Mahsi, Mr. Speaker. I would like to today echo and endorse the comments of my colleague from Range Lake regarding the Workers' Compensation Board of the Northwest Territories and Nunavut. Indeed to compliment them on hosting the National Youth Conference that's about to get underway, but also to the point of the mandate that the WCB has to assist and look after those workers who, for whatever circumstance, have experienced injury and now have to go through a process of adjusting their life and coping with whatever the conditions that may have resulted from their accident or their workplace injuries.
Mr. Speaker, like my colleague, I, too, am dealing with a number of cases of constituents and others who for many, many months and years seem to have fallen through the cracks of the WCB system. The issue of chronic pain, which other compensation boards in Canada have dealt with and are managing, is one that is yet Nunavut and NWT's board has to take up.

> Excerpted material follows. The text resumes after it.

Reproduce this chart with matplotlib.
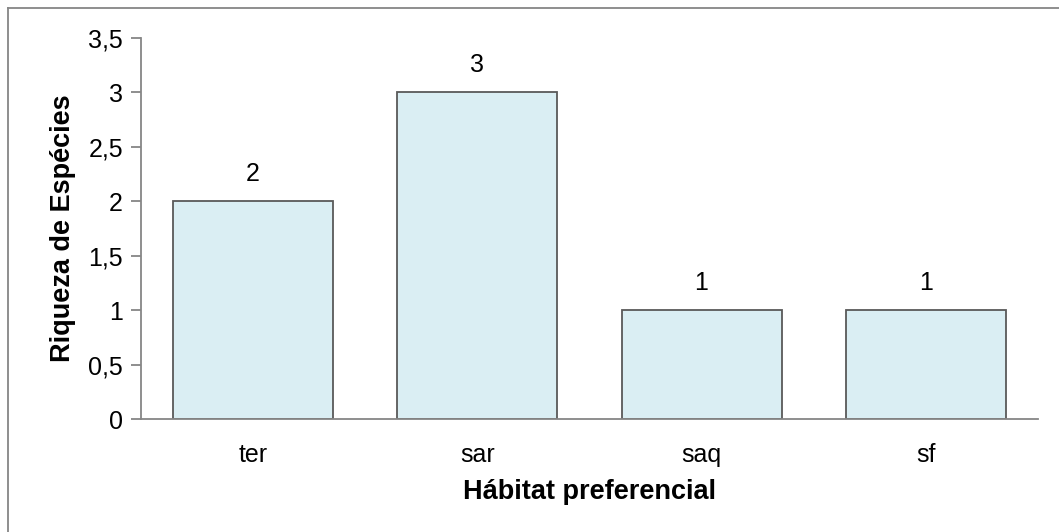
import matplotlib.pyplot as plt
from matplotlib.lines import Line2D

categories = ['ter', 'sar', 'saq', 'sf']
riqueza = [2, 3, 1, 1]
yticks = [0, 0.5, 1, 1.5, 2, 2.5, 3, 3.5]

plt.rcParams['font.family'] = ['Liberation Sans', 'DejaVu Sans']
fs = 18

fig = plt.figure(figsize=(10.59, 5.32), dpi=100)
ax = fig.add_axes([0.1331, 0.2124, 0.847, 0.7162])

x = range(len(categories))
bars = ax.bar(x, riqueza, width=0.713, color='#DAEEF3', edgecolor='#595959', linewidth=1.3)
for b, v in zip(bars, riqueza):
    ax.text(b.get_x() + b.get_width() / 2, v + 0.14, str(v), ha='center', va='bottom', fontsize=fs)

ax.set_xlim(-0.5, len(categories) - 0.5)
ax.set_ylim(0, 3.5)
ax.set_yticks(yticks)
ax.set_yticklabels([f'{t:g}'.replace('.', ',') for t in yticks], fontsize=fs)
ax.set_xticks(list(x))
ax.set_xticklabels(categories, fontsize=fs)
ax.tick_params(axis='x', length=0, pad=17)
ax.tick_params(axis='y', length=7, color='#868686', width=1.3, pad=6)

for s in ['top', 'right']:
    ax.spines[s].set_visible(False)
for s in ['left', 'bottom']:
    ax.spines[s].set_color('#868686')
    ax.spines[s].set_linewidth(1.3)

ax.set_ylabel('Riqueza de Espécies', fontsize=19.5, fontweight='bold', labelpad=9)
ax.set_xlabel('Hábitat preferencial', fontsize=19.5, fontweight='bold', labelpad=9)

# outer chart frame (only top and left edges visible)
fig.add_artist(Line2D([8 / 1059, 1.0], [1 - 7.5 / 532] * 2, transform=fig.transFigure, color='#868686', lw=1.3))
fig.add_artist(Line2D([8 / 1059] * 2, [0.0, 1 - 7.5 / 532], transform=fig.transFigure, color='#868686', lw=1.3))

fig.savefig('out.png', dpi=100)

Mr. Speaker, one of the most frustrating situations that I run across is the conflict that arises when medical opinions -- and these can be medical opinions from a number of specialists, batteries of tests, years of examination -- that when they are put before appeals boards and other mechanisms in the WCB just land on deaf ears. We have a major problem, I believe, Mr. Speaker, where our system does not recognize these things.
This gets to my third point and perhaps the most significant one that we need to deal with, which is within the WCB. Mr. Speaker, they have a policy of where there is doubt the benefit goes to the worker. Over and over and over, Mr. Speaker, this is not being followed and this must be addressed. Thank you, Mr. Speaker.